I took myself to the Museum today

I was wandering around the third floor, taking notes for a game that might be worth playing or might not. I headed over to the Africa wing to check on the location of a couple items and look in on the Decapitated Director Dummy in Morocco when... something moved. I was just stepping into the courtyard when something clearly moved in the exhibit. I gasped slightly and my hand lept to my chest in surprise.

Then I heard a giggle. A guard sat by one of the doors to the 'building'. It was open and was clearly an access point into the exhibit window. I could now see that a couple of museum workers were in the exhibit. The guard smiled and said hi.

I muttered something about that being different, glanced at the dummy, and stepped away, heart pumping like mad.

I should have known better; I'd seen someone vacuuming an animal in the Rain Forest exhibit a half-hour before. That was weird too.

Scientific 'Creepy Jesus' count for the European Village = 34. It seems like there should be more than that but they did take the Christmas decorations down so maybe there were more the last times I went.

09 February 2009

There was more

I remember what else I was going to mention today. IDW will be reprinting all of 'Bloom County' in five hardcover collections. Can't wait!

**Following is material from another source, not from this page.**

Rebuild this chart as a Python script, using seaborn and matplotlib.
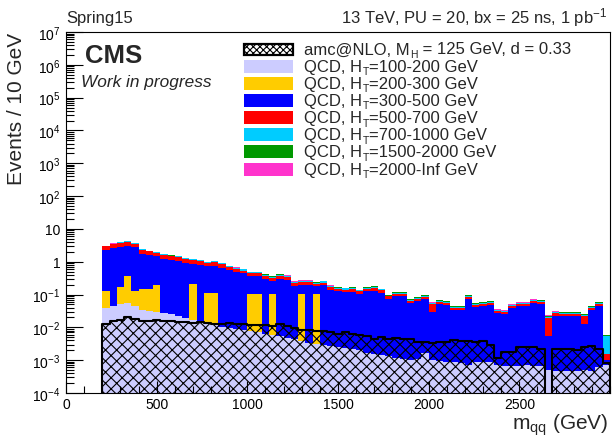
import numpy as np
import pandas as pd
import matplotlib
matplotlib.use("Agg")
import matplotlib.pyplot as plt
import seaborn as sns
from matplotlib.patches import Rectangle
from matplotlib.ticker import MultipleLocator, LogLocator, NullFormatter

sns.set_style("ticks")
plt.rcParams["font.family"] = ["Liberation Sans", "DejaVu Sans"]
plt.rcParams["mathtext.fontset"] = "custom"
plt.rcParams["mathtext.rm"] = "Liberation Sans"
plt.rcParams["mathtext.it"] = "Liberation Sans:italic"
plt.rcParams["mathtext.bf"] = "Liberation Sans:bold"
plt.rcParams["hatch.linewidth"] = 0.8
plt.rcParams["hatch.color"] = "black"

# ---------------- data (40 GeV bins from 200 to 3000 GeV) ----------------
bin_low = list(range(200, 3000, 40))
bin_width = 40

qcd_100_200 = [0.040, 0.045, 0.050, 0.055, 0.045, 0.035, 0.032, 0.030, 0.027, 0.025,
               0.022, 0.019, 0.017, 0.015, 0.013, 0.012, 0.0105, 0.0098, 0.0090, 0.0083,
               0.0076, 0.0070, 0.0064, 0.0058, 0.0053, 0.0048, 0.0043, 0.0038, 0.0034, 0.0031,
               0.0030, 0.0028, 0.0026, 0.0024, 0.0022, 0.0020, 0.0017, 0.0015, 0.0014, 0.0013,
               0.0012, 0.0011, 0.0010, 0.00105, 0.0016, 0.0010, 0.00095, 0.0009, 0.0009, 0.0008,
               0.0007, 0.0009, 0.00088, 0.00085, 0.0007, 0.00068, 0.00068, 0.00068, 0.0007, 0.00068,
               0.00065, 0.0005, 0.00048, 0.00048, 0.00048, 0.00048, 0.0005, 0.00048, 0.0006, 0.0007]

qcd_200_300 = [0.09, 0.0, 0.12, 0.30, 0.085, 0.11, 0.12, 0.17, 0.0, 0.0,
               0.0, 0.0, 0.20, 0.0, 0.10, 0.10, 0.0, 0.0, 0.0, 0.0,
               0.10, 0.10, 0.0, 0.10, 0.0, 0.0, 0.0, 0.10, 0.0, 0.10,
               0.0, 0.0, 0.0, 0.0, 0.0, 0.0, 0.0, 0.0, 0.0, 0.0,
               0.0, 0.0, 0.0, 0.0, 0.0, 0.0, 0.0, 0.0, 0.0, 0.0,
               0.0, 0.0, 0.0, 0.0, 0.0, 0.0, 0.0, 0.0, 0.0, 0.0,
               0.0, 0.0, 0.0, 0.0, 0.0, 0.0, 0.0, 0.0, 0.0, 0.0]

qcd_300_500 = [2.11, 2.56, 2.65, 2.75, 2.62, 1.59, 1.44, 1.25, 1.20, 1.10,
               1.03, 0.92, 0.65, 0.78, 0.61, 0.65, 0.64, 0.55, 0.49, 0.44,
               0.26, 0.26, 0.30, 0.16, 0.30, 0.28, 0.18, 0.096, 0.197, 0.075,
               0.19, 0.137, 0.123, 0.116, 0.12, 0.102, 0.124, 0.131, 0.11, 0.074,
               0.089, 0.089, 0.055, 0.063, 0.073, 0.029, 0.052, 0.048, 0.033, 0.032,
               0.074, 0.040, 0.043, 0.046, 0.026, 0.024, 0.037, 0.043, 0.043, 0.053,
               0.052, 0.0048, 0.022, 0.022, 0.022, 0.022, 0.0121, 0.034, 0.045, 0.0003]

qcd_500_700 = [0.68, 0.79, 0.86, 0.95, 0.84, 0.53, 0.48, 0.44, 0.37, 0.34,
               0.32, 0.29, 0.26, 0.24, 0.22, 0.23, 0.20, 0.114, 0.10, 0.09,
               0.075, 0.075, 0.063, 0.054, 0.063, 0.057, 0.038, 0.040, 0.040, 0.036,
               0.039, 0.029, 0.026, 0.024, 0.025, 0.021, 0.026, 0.027, 0.023, 0.012,
               0.014, 0.014, 0.009, 0.010, 0.012, 0.020, 0.008, 0.008, 0.006, 0.006,
               0.012, 0.007, 0.007, 0.008, 0.0045, 0.004, 0.006, 0.007, 0.007, 0.009,
               0.0085, 0.014, 0.004, 0.0036, 0.0036, 0.0036, 0.010, 0.0055, 0.007, 0.0005]

qcd_700_1000 = [0.155, 0.18, 0.195, 0.215, 0.19, 0.12, 0.11, 0.10, 0.085, 0.078,
                0.072, 0.065, 0.06, 0.055, 0.05, 0.053, 0.045, 0.053, 0.047, 0.042,
                0.035, 0.035, 0.029, 0.025, 0.029, 0.027, 0.018, 0.019, 0.019, 0.017,
                0.018, 0.013, 0.012, 0.011, 0.012, 0.010, 0.012, 0.013, 0.011, 0.006,
                0.007, 0.007, 0.0045, 0.005, 0.006, 0.0035, 0.004, 0.004, 0.003, 0.003,
                0.006, 0.0033, 0.0035, 0.0038, 0.002, 0.002, 0.003, 0.0035, 0.0035, 0.0043,
                0.0042, 0.002, 0.0019, 0.0018, 0.0018, 0.0018, 0.0016, 0.0028, 0.0036, 0.004]

qcd_1500_2000 = [0.012, 0.014, 0.016, 0.017, 0.015, 0.010, 0.009, 0.008, 0.007, 0.006,
                 0.006, 0.005, 0.005, 0.004, 0.004, 0.004, 0.004, 0.023, 0.020, 0.018,
                 0.015, 0.015, 0.013, 0.011, 0.013, 0.011, 0.0075, 0.008, 0.008, 0.007,
                 0.008, 0.006, 0.005, 0.005, 0.005, 0.004, 0.005, 0.005, 0.005, 0.005,
                 0.006, 0.006, 0.004, 0.004, 0.005, 0.003, 0.0035, 0.003, 0.0023, 0.0022,
                 0.005, 0.0028, 0.003, 0.003, 0.0018, 0.0017, 0.0025, 0.003, 0.003, 0.0036,
                 0.0035, 0.0012, 0.0016, 0.0015, 0.0015, 0.0015, 0.0013, 0.0023, 0.003, 0.0004]

qcd_2000_inf = [0.009, 0.011, 0.012, 0.013, 0.011, 0.007, 0.007, 0.006, 0.005, 0.005,
                0.004, 0.004, 0.004, 0.003, 0.003, 0.003, 0.003, 0.008, 0.007, 0.006,
                0.005, 0.005, 0.004, 0.004, 0.004, 0.004, 0.0025, 0.003, 0.003, 0.002,
                0.003, 0.002, 0.002, 0.002, 0.002, 0.001, 0.002, 0.002, 0.002, 0.002,
                0.002, 0.002, 0.0015, 0.002, 0.002, 0.0012, 0.0014, 0.0013, 0.0009, 0.0009,
                0.002, 0.0011, 0.0012, 0.0013, 0.0007, 0.0007, 0.001, 0.0012, 0.0012, 0.0014,
                0.0014, 0.0005, 0.0006, 0.0006, 0.0006, 0.0006, 0.0005, 0.0009, 0.0012, 0.0001]

signal_amcnlo = [0.013, 0.016, 0.017, 0.020, 0.018, 0.016, 0.016, 0.017, 0.016, 0.016,
                 0.015, 0.015, 0.014, 0.015, 0.014, 0.013, 0.013, 0.014, 0.013, 0.013,
                 0.012, 0.012, 0.0115, 0.011, 0.0125, 0.011, 0.0095, 0.0085, 0.0085, 0.008,
                 0.0075, 0.007, 0.0065, 0.007, 0.0065, 0.006, 0.0055, 0.0045, 0.005, 0.0045,
                 0.0047, 0.0043, 0.0045, 0.0035, 0.0036, 0.0034, 0.0036, 0.0037, 0.0040, 0.0038,
                 0.0038, 0.0036, 0.0038, 0.0030, 0.0012, 0.0018, 0.0018, 0.0025, 0.0025, 0.0025,
                 0.0022, 0.0, 0.0022, 0.0022, 0.0022, 0.0020, 0.0025, 0.0028, 0.0022, 0.0008]

# legend labels: (main text, subscript, rest)
signal_label = ("amc@NLO, M", "H", " = 125 GeV, d = 0.33")
stack_labels = [("QCD, H", "T", "=100-200 GeV"), ("QCD, H", "T", "=200-300 GeV"),
                ("QCD, H", "T", "=300-500 GeV"), ("QCD, H", "T", "=500-700 GeV"),
                ("QCD, H", "T", "=700-1000 GeV"), ("QCD, H", "T", "=1500-2000 GeV"),
                ("QCD, H", "T", "=2000-Inf GeV")]
stack_colors = ["#ccccff", "#ffcc00", "#0000ff", "#ff0000", "#00ccff", "#009900", "#ff33cc"]

ytick_values = [1e-4, 1e-3, 1e-2, 1e-1, 1, 10, 1e2, 1e3, 1e4, 1e5, 1e6, 1e7]
ytick_labels = [r"10$^{-4}$", r"10$^{-3}$", r"10$^{-2}$", r"10$^{-1}$", "1", "10",
                r"10$^{2}$", r"10$^{3}$", r"10$^{4}$", r"10$^{5}$", r"10$^{6}$", r"10$^{7}$"]
xtick_values = [0, 500, 1000, 1500, 2000, 2500]

# ---------------- figure ----------------
W, H = 612, 439
fig = plt.figure(figsize=(W / 100, H / 100), dpi=100)
ax = fig.add_axes([66 / W, 1 - 394 / H, (610 - 66) / W, (394 - 33) / H])

edges = [float(b) for b in bin_low] + [float(bin_low[-1] + bin_width)]
centers = [b + bin_width / 2 for b in bin_low]

series = [qcd_100_200, qcd_200_300, qcd_300_500, qcd_500_700,
          qcd_700_1000, qcd_1500_2000, qcd_2000_inf]
cum = np.cumsum(np.array(series, dtype=float), axis=0)

# draw like THStack: top cumulative first, each filled from the bottom
for k in range(len(series) - 1, -1, -1):
    df = pd.DataFrame({"m": centers, "w": cum[k]})
    sns.histplot(data=df, x="m", weights="w", bins=edges, element="step", fill=True,
                 color=stack_colors[k], alpha=1, linewidth=0, ax=ax)

# signal: hatched, not stacked
df_sig = pd.DataFrame({"m": centers, "w": signal_amcnlo})
sns.histplot(data=df_sig, x="m", weights="w", bins=edges, element="step",
             fill=True, color="black", facecolor="none", edgecolor="black", hatch="xxx",
             linewidth=1.5, ax=ax)

ax.set_yscale("log")
ax.set_xlim(0, 3000)
ax.set_ylim(1e-4, 1e7)
ax.set_xlabel("")
ax.set_ylabel("")

ax.set_yticks(ytick_values, ytick_labels)
ax.set_xticks(xtick_values, [str(v) for v in xtick_values])
ax.xaxis.set_minor_locator(MultipleLocator(100))
ax.yaxis.set_minor_locator(LogLocator(base=10, subs=np.arange(2, 10), numticks=30))
ax.yaxis.set_minor_formatter(NullFormatter())
ax.tick_params(which="both", direction="in", top=False, right=False, colors="black",
               labelsize=10, width=0.8)
ax.tick_params(axis="y", which="major", length=12, pad=4)
ax.tick_params(axis="y", which="minor", length=6)
ax.tick_params(axis="x", which="major", length=9, pad=3)
ax.tick_params(axis="x", which="minor", length=5)
for s in ax.spines.values():
    s.set_visible(True)
    s.set_linewidth(0.8)
    s.set_color("black")
ax.set_axisbelow(False)


def fx(px):
    return px / W


def fy(py):
    return 1 - py / H


# texts
fig.text(fx(66), fy(18), "Spring15", fontsize=12, ha="left", va="center")
fig.text(fx(607), fy(18), r"13 TeV, PU = 20, bx = 25 ns, 1 pb$^{-1}$", fontsize=12,
         ha="right", va="center")
fig.text(fx(85), fy(56), "CMS", fontsize=18.5, fontweight="bold", ha="left", va="center")
fig.text(fx(81), fy(83), "Work in progress", fontsize=12.4, style="italic",
         ha="left", va="center")
fig.text(fx(16.5), fy(33), "Events / 10 GeV", fontsize=15, rotation=90,
         ha="center", va="top")
fig.text(fx(609), fy(425), r"m$_{\rm qq}$ (GeV)", fontsize=15, ha="right", va="center")

# legend (ROOT-like: colour box + text with lowered subscript)
renderer = fig.canvas.get_renderer()


def label_with_sub(x_px, cy, parts, fs=12):
    main, sub, rest = parts
    t1 = fig.text(fx(x_px), fy(cy), main, fontsize=fs, ha="left", va="center")
    x1 = t1.get_window_extent(renderer).x1
    t2 = fig.text(fx(x1 + 0.5), fy(cy + 5), sub, fontsize=fs * 0.62, ha="left",
                  va="center")
    x2 = t2.get_window_extent(renderer).x1
    fig.text(fx(x2 + 0.3), fy(cy), rest, fontsize=fs, ha="left", va="center")


leg_labels = [signal_label] + stack_labels
row_h = 17.15
for i, lab in enumerate(leg_labels):
    cy = 50 + row_h * i
    if i == 0:
        rect = Rectangle((fx(244), fy(cy + 5.5)), fx(293) - fx(244), (11) / H,
                         transform=fig.transFigure, facecolor="white",
                         edgecolor="black", linewidth=1.6, hatch="xxxxx")
    else:
        rect = Rectangle((fx(244), fy(cy + 6.5)), fx(293) - fx(244), 13 / H,
                         transform=fig.transFigure, facecolor=stack_colors[i - 1],
                         edgecolor="none")
    fig.add_artist(rect)
    label_with_sub(304, cy, lab)

fig.savefig("out.png", dpi=100)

Some things I just shook out of my head

While I like the grindhouse type commercials for 'Dollhouse', upcoming on FOX, I don't know that they'll attract that much attention. I'm not sure there's a big interest brewed up for the show. It's a Joss Whedon thing so I'm probably wrong about that. Or they'll air five episodes out of order, it'll get cancelled, be released as a complete series on DVD, loads of people will complain about how dumb FOX is, and then they'll make a movie continuing the story. One of the two.

The move to HD has made cartoons look nicer. Even without an HD TV (as I am), the Simpsons and King of the Hill have started looking very crisp and clean. Gotta love those new cameras.

I've done some business in the past with a store called 'Computer Geeks' but I think I'm done with them. Had a problem with a recent order and got no response from them at all via the web forms on their website or emailing them. I could have called the help number as well but, come on, they're supposed to be Computer Geeks. If they can't work email, how useless can they be? Thumbs down.

Thought there was more. Bother, must have vacuumed it up after I shook it out of my head. I might have needed that...

08 February 2009

Sven meets the Doctor

So I'm watching Svengoolie this afternoon (while it's not important to the rest of the story, the movie was 'Abbott and Costello meet the Mummy') and one of his sponsors sent him a bunch of the new Doctor Who toys to play with on screen! The episode was from 2006 so 'new' is relative but still applies. He talked a bit about the show in general, showed off the toys, pronounced 'Dalek' correctly ('Daa-lek', a long 'a' sound, a lot of Americans tend to not drag it out properly), and then pressed the sound activation button on the Dalek a few times to let it speak.

To prove he'd met the Doctor, he then displayed a picture of himself with Jon Pertwee (from the early 1990's I suspect)!

What fun! Go Rich Koz, I mean, Svengooglie!